They say poverty is inherited just as much as wealth. The rich stay rich and the poor stay poor. It is this vicious cycle of poverty, unfairness, and disadvantage that the government is attempting to end. For that reason, many government-sponsored assistance programs have been established and developed to aid those families who are in dire need. These initiatives include health care assistance, food stamps, and unemployment compensation. This is in no way to encourage individuals to depend on the government, but to give them a chance and opportunity in life. Such an initiative is a no-brainer; it pulls out people from the struggles in life, and in return, they will give back to the society, no matter how small or revolutionary that contribution may be. Unfortunately, where opportunity commingles with living a potentially spoonfed life, you'll find scammers. In this case, welfare fraud is the term for it.

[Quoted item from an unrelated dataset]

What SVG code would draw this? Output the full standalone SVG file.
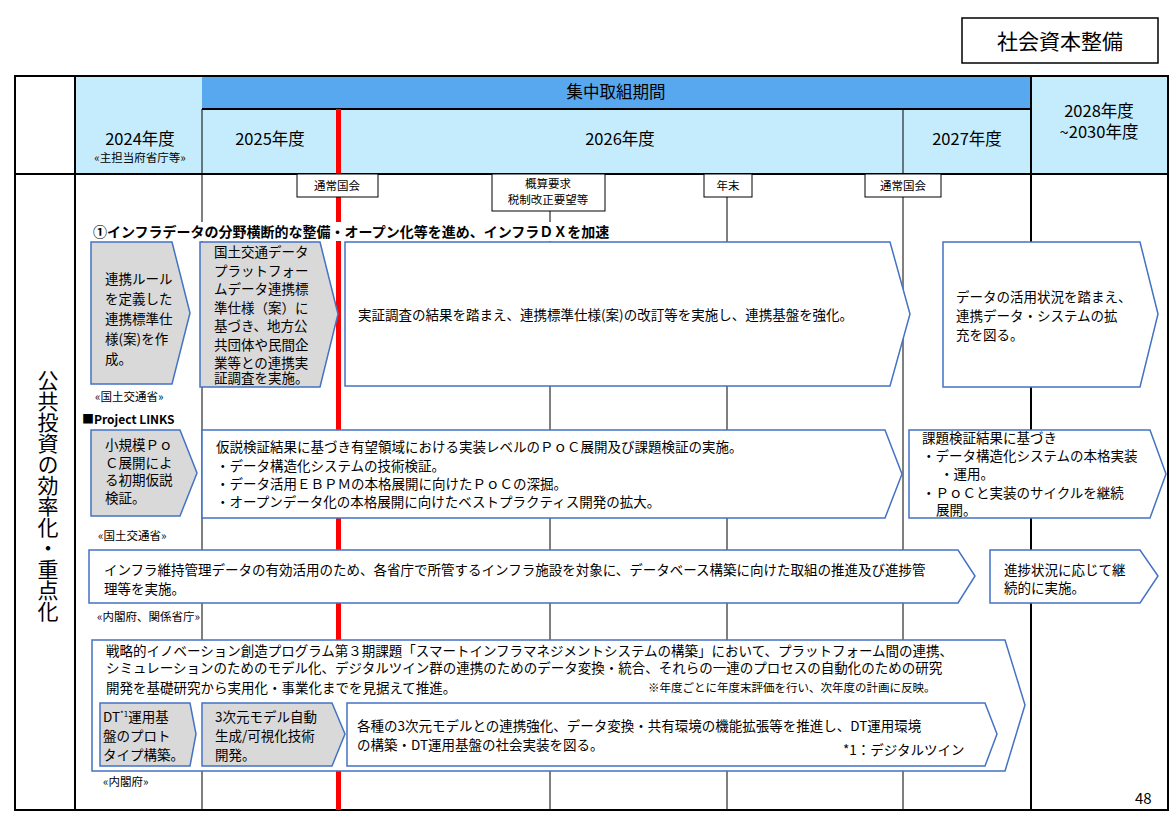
<svg xmlns="http://www.w3.org/2000/svg" width="1170" height="827" viewBox="0 0 1170 827">
<style>
text{font-family:"Noto Sans CJK JP","Noto Sans",sans-serif;fill:#000}
.t{font-size:13.5px}
.s{font-size:11.5px}
.h{font-size:16.5px}
.box{stroke:#4472c4;stroke-width:1.5;fill:#fff}
.g{fill:#d9d9d9}
.grid{stroke:#000;stroke-width:1}
.thick{stroke:#000;stroke-width:2}
.mk{fill:#fff;stroke:#000;stroke-width:1}
</style>
<rect width="1170" height="827" fill="#fff"/>
<g id="title"><rect x="962" y="18" width="196" height="45" fill="#fff" stroke="#000" stroke-width="1.5"/><text x="1060" y="49" font-size="21" text-anchor="middle">社会資本整備</text></g>
<g id="header">
<rect x="75" y="76" width="1093" height="98" fill="#c5ecfc"/>
<rect x="15" y="76" width="60" height="98" fill="#fff"/>
<rect x="202" y="76" width="829" height="33" fill="#58a8f0"/>
<line x1="202" y1="109" x2="1031" y2="109" class="thick"/>
<text x="616" y="98" class="h" text-anchor="middle">集中取組期間</text>
<text x="140" y="145" class="h" text-anchor="middle">2024年度</text>
<text x="140" y="162" class="s" text-anchor="middle">«主担当府省庁等»</text>
<text x="270" y="145" class="h" text-anchor="middle">2025年度</text>
<text x="620" y="145" class="h" text-anchor="middle">2026年度</text>
<text x="967" y="145" class="h" text-anchor="middle">2027年度</text>
<text x="1099" y="117" class="h" text-anchor="middle">2028年度</text>
<text x="1099" y="138" class="h" text-anchor="middle">~2030年度</text>
</g>
<g id="grid">
<line x1="202" y1="109" x2="202" y2="810" class="grid"/>
<line x1="550" y1="174" x2="550" y2="810" class="grid"/>
<line x1="727" y1="174" x2="727" y2="810" class="grid"/>
<line x1="903" y1="109" x2="903" y2="810" class="grid"/>
<line x1="1031" y1="76" x2="1031" y2="810" class="thick"/>
<line x1="75" y1="76" x2="75" y2="810" class="thick"/>
<line x1="15" y1="174" x2="1168" y2="174" class="thick"/>
<rect x="15" y="76" width="1153" height="734" fill="none" stroke="#000" stroke-width="2"/>
<rect x="336" y="109" width="5" height="701" fill="#f00"/>
</g>
<g id="markers">
<rect x="297" y="174" width="81" height="23" class="mk"/><text x="337" y="190" class="s" text-anchor="middle">通常国会</text>
<rect x="492" y="174" width="113" height="37" class="mk"/><text x="548" y="188" class="s" text-anchor="middle">概算要求</text><text x="548" y="204" class="s" text-anchor="middle">税制改正要望等</text>
<rect x="704" y="174" width="48" height="23" class="mk"/><text x="728" y="190" class="s" text-anchor="middle">年末</text>
<rect x="865" y="174" width="76" height="23" class="mk"/><text x="903" y="190" class="s" text-anchor="middle">通常国会</text>
</g>
<g id="side"><text x="48" y="370" font-size="21" writing-mode="tb">公共投資の効率化・重点化</text></g>
<rect x="90" y="222" width="540" height="19" fill="#fff"/>
<text x="93" y="237" font-size="14" font-weight="bold">①インフラデータの分野横断的な整備・オープン化等を進め、インフラＤＸを加速</text>
<g id="n1"><path d="M91 242H172L190 313L172 384H91Z" class="box g"/>
<text class="t"><tspan x="105" y="284">連携ルール</tspan><tspan x="105" y="304">を定義した</tspan><tspan x="105" y="324">連携標準仕</tspan><tspan x="105" y="344">様(案)を作</tspan><tspan x="105" y="364">成。</tspan></text></g>
<g id="n2"><path d="M200 242H320L338 314L320 387H200Z" class="box g"/>
<text class="t"><tspan x="214" y="257">国土交通データ</tspan><tspan x="214" y="275.5">プラットフォー</tspan><tspan x="214" y="294">ムデータ連携標</tspan><tspan x="214" y="312.5">準仕様（案）に</tspan><tspan x="214" y="331">基づき、地方公</tspan><tspan x="214" y="349.5">共団体や民間企</tspan><tspan x="214" y="368">業等との連携実</tspan><tspan x="214" y="383">証調査を実施。</tspan></text></g>
<g id="n3"><path d="M345 242H890L910 314L890 386H345Z" class="box"/>
<text x="358" y="320" class="t">実証調査の結果を踏まえ、連携標準仕様(案)の改訂等を実施し、連携基盤を強化。</text></g>
<g id="n4"><path d="M943 242H1140L1158 314L1140 387H943Z" class="box"/>
<text class="t"><tspan x="956" y="302">データの活用状況を踏まえ、</tspan><tspan x="956" y="321">連携データ・システムの拡</tspan><tspan x="956" y="340">充を図る。</tspan></text></g>
<text x="95" y="401" class="s">«国土交通省»</text>
<text x="82" y="424" font-size="12" font-weight="bold">■Project LINKS</text>
<g id="n5"><path d="M91 430H180L197 473L180 516H91Z" class="box g"/>
<text class="t"><tspan x="105" y="450">小規模Ｐｏ</tspan><tspan x="105" y="467.5">Ｃ展開によ</tspan><tspan x="105" y="485">る初期仮説</tspan><tspan x="105" y="503">検証。</tspan></text></g>
<g id="n6"><path d="M202 430H885L902 474L885 518H202Z" class="box"/>
<text class="t"><tspan x="216" y="452">仮説検証結果に基づき有望領域における実装レベルのＰｏＣ展開及び課題検証の実施。</tspan><tspan x="216" y="471">・データ構造化システムの技術検証。</tspan><tspan x="216" y="489">・データ活用ＥＢＰＭの本格展開に向けたＰｏＣの深掘。</tspan><tspan x="216" y="507">・オープンデータ化の本格展開に向けたベストプラクティス開発の拡大。</tspan></text></g>
<g id="n7"><path d="M909 430H1150L1166 474L1150 518H909Z" class="box"/>
<text class="t"><tspan x="922" y="443">課題検証結果に基づき</tspan><tspan x="922" y="461">・データ構造化システムの本格実装</tspan><tspan x="940" y="479">・運用。</tspan><tspan x="922" y="498">・ＰｏＣと実装のサイクルを継続</tspan><tspan x="936" y="515">展開。</tspan></text></g>
<text x="98" y="540" class="s">«国土交通省»</text>
<g id="n8"><path d="M89 550H958L975 576L958 603H89Z" class="box"/>
<text class="t"><tspan x="104" y="575">インフラ維持管理データの有効活用のため、各省庁で所管するインフラ施設を対象に、データベース構築に向けた取組の推進及び進捗管</tspan><tspan x="104" y="594">理等を実施。</tspan></text></g>
<g id="n9"><path d="M990 550H1140L1158 576L1140 603H990Z" class="box"/>
<text class="t"><tspan x="1004" y="575">進捗状況に応じて継</tspan><tspan x="1004" y="593">続的に実施。</tspan></text></g>
<text x="97" y="621" class="s">«内閣府、関係省庁»</text>
<g id="n10"><path d="M92 640H1005L1025 705L1005 771H92Z" class="box"/>
<text class="t"><tspan x="106" y="656">戦略的イノベーション創造プログラム第３期課題「スマートインフラマネジメントシステムの構築」において、プラットフォーム間の連携、</tspan><tspan x="106" y="673">シミュレーションのためのモデル化、デジタルツイン群の連携のためのデータ変換・統合、それらの一連のプロセスの自動化のための研究</tspan><tspan x="106" y="693">開発を基礎研究から実用化・事業化までを見据えて推進。</tspan></text>
<text x="648" y="692" class="s">※年度ごとに年度末評価を行い、次年度の計画に反映。</text></g>
<g id="n11"><path d="M100 703H190L196 734L190 766H100Z" class="box g"/>
<text class="t"><tspan x="103" y="722">DT<tspan font-size="8" dy="-5">*1</tspan><tspan dy="5">運用基</tspan></tspan><tspan x="103" y="741">盤のプロト</tspan><tspan x="103" y="760">タイプ構築。</tspan></text></g>
<g id="n12"><path d="M202 703H332L345 734L332 766H202Z" class="box g"/>
<text class="t"><tspan x="215" y="722">3次元モデル自動</tspan><tspan x="215" y="741">生成/可視化技術</tspan><tspan x="215" y="760">開発。</tspan></text></g>
<g id="n13"><path d="M347 703H985L997 734L985 766H347Z" class="box"/>
<text class="t"><tspan x="357" y="731">各種の3次元モデルとの連携強化、データ変換・共有環境の機能拡張等を推進し、DT運用環境</tspan><tspan x="357" y="750">の構築・DT運用基盤の社会実装を図る。</tspan></text>
<text x="843" y="755" class="t">*1：デジタルツイン</text></g>
<text x="103" y="786" class="s">«内閣府»</text>
<text x="1135" y="804" font-size="15" font-family="Liberation Sans, sans-serif">48</text>
<g id="connectors"></g>
</svg>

By lawful definition, welfare fraud is the act of providing inaccurate information for the purpose of obtaining government assistance that the applicant is not eligible to get. It comes in many forms, such as:
- Manipulating, changing, purchasing, selling, or counterfeiting a document to “qualify” for food stamps;
- Registering under different names to get multiple benefits;
- Impersonating another individual who is qualified for the benefits; and
- Willfully alter or understate information in the application process.
Meanwhile, the statute lists two classifications of welfare fraud: recipient welfare fraud and internal welfare fraud. As the name suggests, the former is performed by the applicant while the latter is performed by an individual working as a state welfare agency employee, which is more like an inside job. Government workers who sabotage the welfare aid program for their own selfish gain are not only guilty under WIC 10980, but also under Penal Code PC 503, which makes it unlawful for any individual to steal any valued resources that were under their responsibility to keep and secure.
Investigation of Welfare Fraud
California welfare fraud inspectors attribute most of their work through the help of concerned citizens. They receive their reports through the designated trunklines and webpages, and with the information provided to them, the prosecutors will begin a thorough and in-depth investigation of suspected scammers. They will interview them about the benefits they obtained and the information they provided upon registration. Prosecutors will also ask the potential scammer's friends, relatives, colleagues, or neighbors if they find the need to. If the details provided in the individual's application does not match with the details that were said in the interview, or if the investigators find other probable cause, criminal prosecution will likely follow.
Penalties for Welfare Fraud
The consequences that a person will face under WIC 10980 will vary based on the underlying circumstances. Either way, such a crime can either result in a misdemeanor or felony lawsuit, with which the law sets specific standards to classify an offense.
It is a misdemeanor if the person:
- Obtained a sum of less than $950 fraudulently from the welfare programs of the government
- Bartered, bought, or misused food stamps which amount to less than $950
In this case, the individual will be penalized by paying a fine of $1,000 at most and/or serve up to a year in county jail.
On the other hand, it is a felony if the person:
- Obtained a sum of not less than $950 fraudulently from the welfare programs of the government
- Sold, purchased, or misused food stamps which amount to not less than $950
In this case, the individual will be penalized by paying a fine of $5,000 at most and/or serve either 16 months, 2, or 3 years in county jail.
Legal Defenses for Welfare Fraud
Welfare fraud is a serious offense that could lead to severe consequences. If you or anyone you know is facing a welfare fraud charge, you have every right to appeal and present your case before the judge. However, hiring a defense lawyer will increase your chances of winning the case as they have studied the law. Furthermore, they will also discuss the following defenses that you can use in court:
- The defendant did not deliberately provide false information for fraudulent intent; rather, it was just an honest mistake or lack of knowledge;
- The evidences presented are inadequate;
- The defendant was falsely accused based on unfounded assumptions.